** EXERCISE BRIEF **
Consider the data that follows and state how many lines contain the string "chart", using the number alone.

# start of RECORDED DATA

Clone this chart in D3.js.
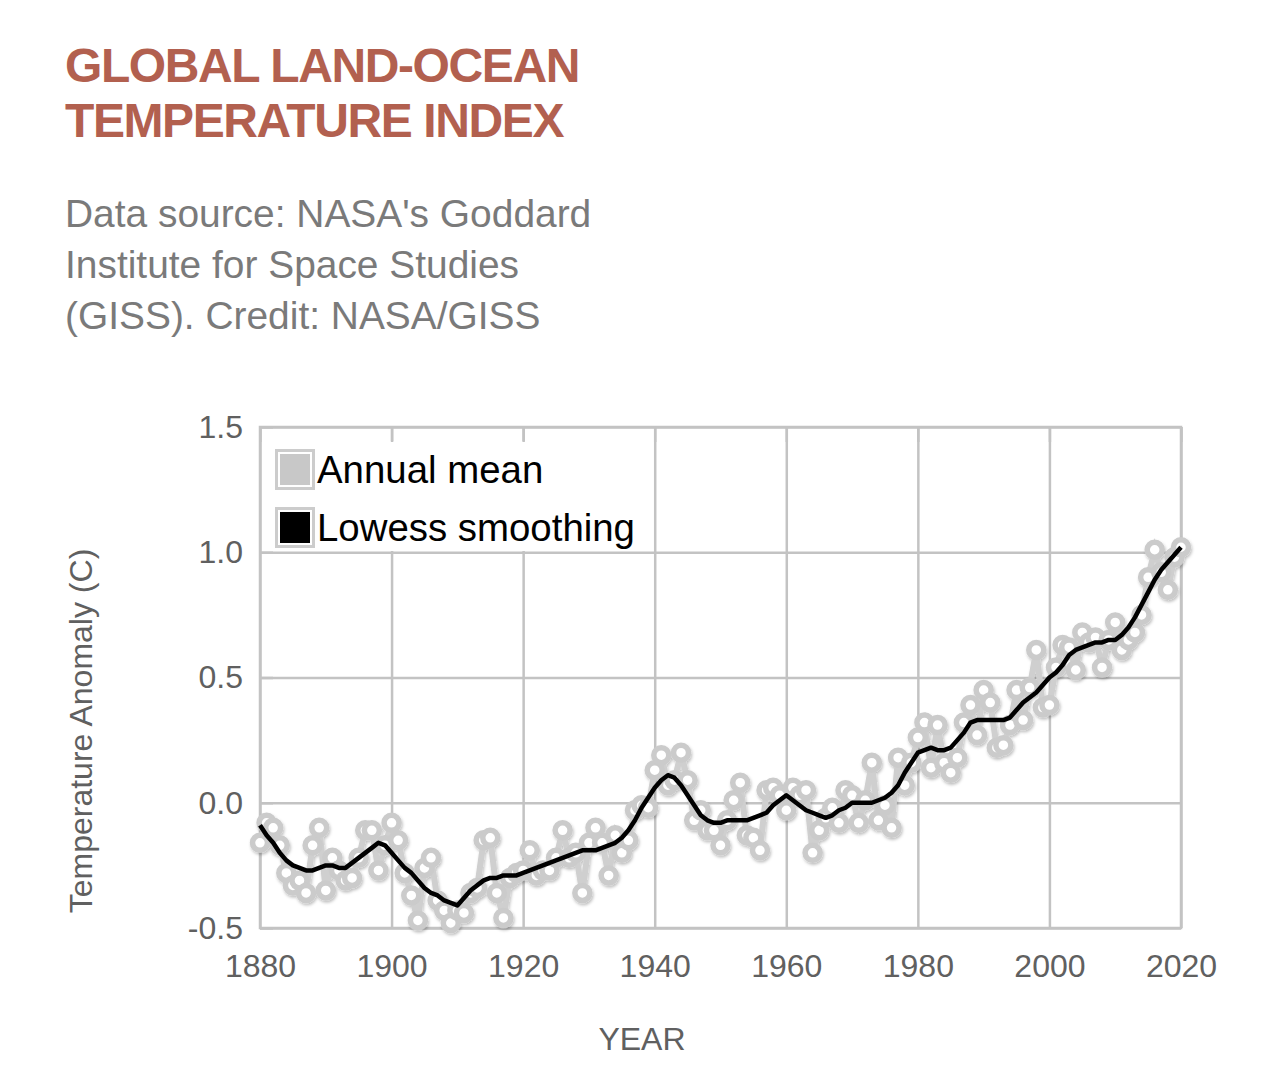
<!DOCTYPE html>
<html>
<head>
<meta charset="utf-8">
<script src="https://cdn.jsdelivr.net/npm/d3@7"></script>
<style>
  body { margin: 0; background: #fff; font-family: "Liberation Sans", Arial, sans-serif; }
  svg { display: block; }
</style>
</head>
<body>
<div id="chart"></div>
<script>
// GISTEMP annual mean anomaly, 1880-2020
var startYear = 1880;
var annualMean = [
  -0.16, -0.08, -0.10, -0.17, -0.28, -0.33, -0.31, -0.36, -0.17, -0.10,
  -0.35, -0.22, -0.27, -0.31, -0.30, -0.22, -0.11, -0.11, -0.27, -0.17,
  -0.08, -0.15, -0.28, -0.37, -0.47, -0.26, -0.22, -0.39, -0.43, -0.48,
  -0.43, -0.44, -0.36, -0.34, -0.15, -0.14, -0.36, -0.46, -0.30, -0.28,
  -0.27, -0.19, -0.29, -0.27, -0.27, -0.22, -0.11, -0.22, -0.20, -0.36,
  -0.16, -0.10, -0.16, -0.29, -0.13, -0.20, -0.15, -0.03, -0.01, -0.02,
   0.13,  0.19,  0.07,  0.09,  0.20,  0.09, -0.07, -0.03, -0.11, -0.11,
  -0.17, -0.07,  0.01,  0.08, -0.13, -0.14, -0.19,  0.05,  0.06,  0.03,
  -0.03,  0.06,  0.03,  0.05, -0.20, -0.11, -0.06, -0.02, -0.08,  0.05,
   0.03, -0.08,  0.01,  0.16, -0.07, -0.01, -0.10,  0.18,  0.07,  0.16,
   0.26,  0.32,  0.14,  0.31,  0.16,  0.12,  0.18,  0.32,  0.39,  0.27,
   0.45,  0.40,  0.22,  0.23,  0.31,  0.45,  0.33,  0.46,  0.61,  0.38,
   0.39,  0.54,  0.63,  0.62,  0.53,  0.68,  0.64,  0.66,  0.54,  0.65,
   0.72,  0.61,  0.65,  0.68,  0.75,  0.90,  1.01,  0.92,  0.85,  0.98,
   1.02
];
var lowess = [
  -0.09, -0.13, -0.16, -0.20, -0.23, -0.25, -0.26, -0.27, -0.27, -0.26,
  -0.25, -0.25, -0.26, -0.26, -0.24, -0.22, -0.20, -0.18, -0.16, -0.17,
  -0.20, -0.23, -0.26, -0.28, -0.31, -0.34, -0.36, -0.37, -0.39, -0.40,
  -0.41, -0.38, -0.35, -0.33, -0.31, -0.30, -0.30, -0.29, -0.29, -0.29,
  -0.28, -0.27, -0.26, -0.25, -0.24, -0.23, -0.22, -0.21, -0.20, -0.19,
  -0.19, -0.19, -0.18, -0.17, -0.16, -0.14, -0.11, -0.07, -0.02,  0.02,
   0.06,  0.09,  0.11,  0.10,  0.07,  0.03, -0.01, -0.05, -0.07, -0.08,
  -0.08, -0.07, -0.07, -0.07, -0.07, -0.06, -0.05, -0.04, -0.01,  0.01,
   0.03,  0.01, -0.01, -0.03, -0.04, -0.05, -0.06, -0.05, -0.03, -0.02,
   0.00,  0.00,  0.00,  0.00,  0.01,  0.02,  0.04,  0.07,  0.12,  0.16,
   0.20,  0.21,  0.22,  0.21,  0.21,  0.22,  0.25,  0.28,  0.32,  0.33,
   0.33,  0.33,  0.33,  0.33,  0.34,  0.37,  0.40,  0.42,  0.44,  0.47,
   0.50,  0.52,  0.55,  0.59,  0.61,  0.62,  0.63,  0.64,  0.64,  0.65,
   0.65,  0.67,  0.70,  0.74,  0.79,  0.84,  0.89,  0.93,  0.96,  0.99,
   1.02
];
var xTicks = [1880, 1900, 1920, 1940, 1960, 1980, 2000, 2020];
var yTicks = [-0.5, 0.0, 0.5, 1.0, 1.5];
var legendLabels = ['Annual mean', 'Lowess smoothing'];

var data = annualMean.map(function (v, i) {
    return { year: startYear + i, value: v, smooth: lowess[i] };
});

var W = 1284, H = 1090;
var margin = { top: 427, right: 103, bottom: 162, left: 260 };
var width = W - margin.left - margin.right;
var height = H - margin.top - margin.bottom;

var svg = d3.select('#chart').append('svg')
    .attr('width', W)
    .attr('height', H);

// Title + source
var titleColor = '#b2604f';
svg.append('text')
    .attr('x', 65).attr('y', 82)
    .style('font-size', '48px').style('font-weight', 'bold')
    .style('letter-spacing', '-1.4px')
    .style('fill', titleColor)
    .text('GLOBAL LAND-OCEAN');
svg.append('text')
    .attr('x', 65).attr('y', 137)
    .style('font-size', '48px').style('font-weight', 'bold')
    .style('letter-spacing', '-1.4px')
    .style('fill', titleColor)
    .text('TEMPERATURE INDEX');

var sourceLines = ["Data source: NASA's Goddard", 'Institute for Space Studies', '(GISS). Credit: NASA/GISS'];
svg.selectAll('.src')
    .data(sourceLines)
    .enter().append('text')
    .attr('class', 'src')
    .attr('x', 65)
    .attr('y', function (d, i) { return 227 + i * 51; })
    .style('font-size', '38.9px')
    .style('fill', '#7a7a7a')
    .text(function (d) { return d; });

var defs = svg.append('defs');
var shadow = defs.append('filter').attr('id', 'shadow')
    .attr('x', '-20%').attr('y', '-20%').attr('width', '140%').attr('height', '140%');
shadow.append('feDropShadow')
    .attr('dx', 1).attr('dy', 2).attr('stdDeviation', 1.5)
    .attr('flood-color', '#000').attr('flood-opacity', 0.25);

var g = svg.append('g')
    .attr('transform', 'translate(' + margin.left + ',' + margin.top + ')');

// Scales
var x = d3.scaleLinear().domain([1880, 2020]).range([0, width]);
var y = d3.scaleLinear().domain([-0.5, 1.5]).range([height, 0]);

var gridColor = '#c3c3c3';

// Grid
g.append('g')
    .call(d3.axisLeft(y).tickValues(yTicks).tickSize(-width).tickFormat(''))
    .call(function (s) { s.select('.domain').remove(); })
    .selectAll('line').attr('stroke', gridColor).attr('stroke-width', 2.5);
g.append('g')
    .attr('transform', 'translate(0,' + height + ')')
    .call(d3.axisBottom(x).tickValues(xTicks).tickSize(-height).tickFormat(''))
    .call(function (s) { s.select('.domain').remove(); })
    .selectAll('line').attr('stroke', gridColor).attr('stroke-width', 2.5);

// Legend background covers the grid
g.append('rect')
    .attr('x', 12).attr('y', 14)
    .attr('width', 369).attr('height', 110)
    .attr('fill', '#fff');

// Inner ticks drawn over the legend background
g.append('g')
    .call(d3.axisTop(x).tickValues(xTicks).tickSize(-15).tickFormat(''))
    .call(function (s) { s.select('.domain').remove(); })
    .selectAll('line').attr('stroke', gridColor).attr('stroke-width', 2.5);
g.append('g')
    .call(d3.axisLeft(y).tickValues(yTicks).tickSize(-13).tickFormat(''))
    .call(function (s) { s.select('.domain').remove(); })
    .selectAll('line').attr('stroke', gridColor).attr('stroke-width', 2.5);

// Frame
g.append('rect')
    .attr('width', width).attr('height', height)
    .attr('fill', 'none').attr('stroke', gridColor).attr('stroke-width', 2.5);

// Axis labels
var labelColor = '#606060';
var xAxis = g.append('g')
    .attr('transform', 'translate(0,' + height + ')')
    .call(d3.axisBottom(x).tickValues(xTicks).tickSize(0).tickPadding(26).tickFormat(d3.format('d')));
xAxis.select('.domain').remove();
xAxis.selectAll('text')
    .style('font-size', '32px').style('font-family', '"Liberation Sans", Arial, sans-serif')
    .attr('fill', labelColor);

var yAxis = g.append('g')
    .call(d3.axisLeft(y).tickValues(yTicks).tickSize(0).tickPadding(17)
        .tickFormat(function (d) { return d.toFixed(1); }));
yAxis.select('.domain').remove();
yAxis.selectAll('text')
    .style('font-size', '32px').style('font-family', '"Liberation Sans", Arial, sans-serif')
    .attr('fill', labelColor);

svg.append('text')
    .attr('x', 642).attr('y', 1050)
    .attr('text-anchor', 'middle')
    .style('font-size', '32px').style('fill', labelColor)
    .text('YEAR');

svg.append('text')
    .attr('transform', 'translate(92,731) rotate(-90)')
    .attr('text-anchor', 'middle')
    .style('font-size', '32px').style('fill', labelColor)
    .text('Temperature Anomaly (C)');

// Annual mean line + markers
var line = d3.line()
    .x(function (d) { return x(d.year); })
    .y(function (d) { return y(d.value); });
var smoothLine = d3.line()
    .x(function (d) { return x(d.year); })
    .y(function (d) { return y(d.smooth); });

var annual = g.append('g').attr('filter', 'url(#shadow)');
annual.append('path')
    .datum(data)
    .attr('d', line)
    .attr('fill', 'none')
    .attr('stroke', '#cfcfcf')
    .attr('stroke-width', 6);
annual.selectAll('.dot')
    .data(data)
    .enter().append('circle')
    .attr('class', 'dot')
    .attr('cx', function (d) { return x(d.year); })
    .attr('cy', function (d) { return y(d.value); })
    .attr('r', 7.5)
    .attr('fill', '#fff')
    .attr('stroke', '#cbcbcb')
    .attr('stroke-width', 5.5);

g.append('path')
    .datum(data)
    .attr('d', smoothLine)
    .attr('fill', 'none')
    .attr('stroke', '#000')
    .attr('stroke-width', 4.5)
    .attr('stroke-linejoin', 'round');

// Legend
var legend = g.append('g').attr('transform', 'translate(15,22)');
var swatchFill = ['#c8c8c8', '#000'];
legendLabels.forEach(function (lbl, i) {
    var row = legend.append('g').attr('transform', 'translate(0,' + (i * 58) + ')');
    row.append('rect')
        .attr('x', 1.5).attr('y', 1.5).attr('width', 37).attr('height', 38)
        .attr('fill', '#fff').attr('stroke', '#cccccc').attr('stroke-width', 3);
    row.append('rect')
        .attr('x', 5).attr('y', 5).attr('width', 30).attr('height', 31)
        .attr('fill', swatchFill[i]);
    row.append('text')
        .attr('x', 42).attr('y', 34)
        .style('font-size', '38.4px').style('fill', '#000')
        .text(lbl);
});
</script>
</body>
</html>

# end of RECORDED DATA

** EXPECTED ANSWER **
3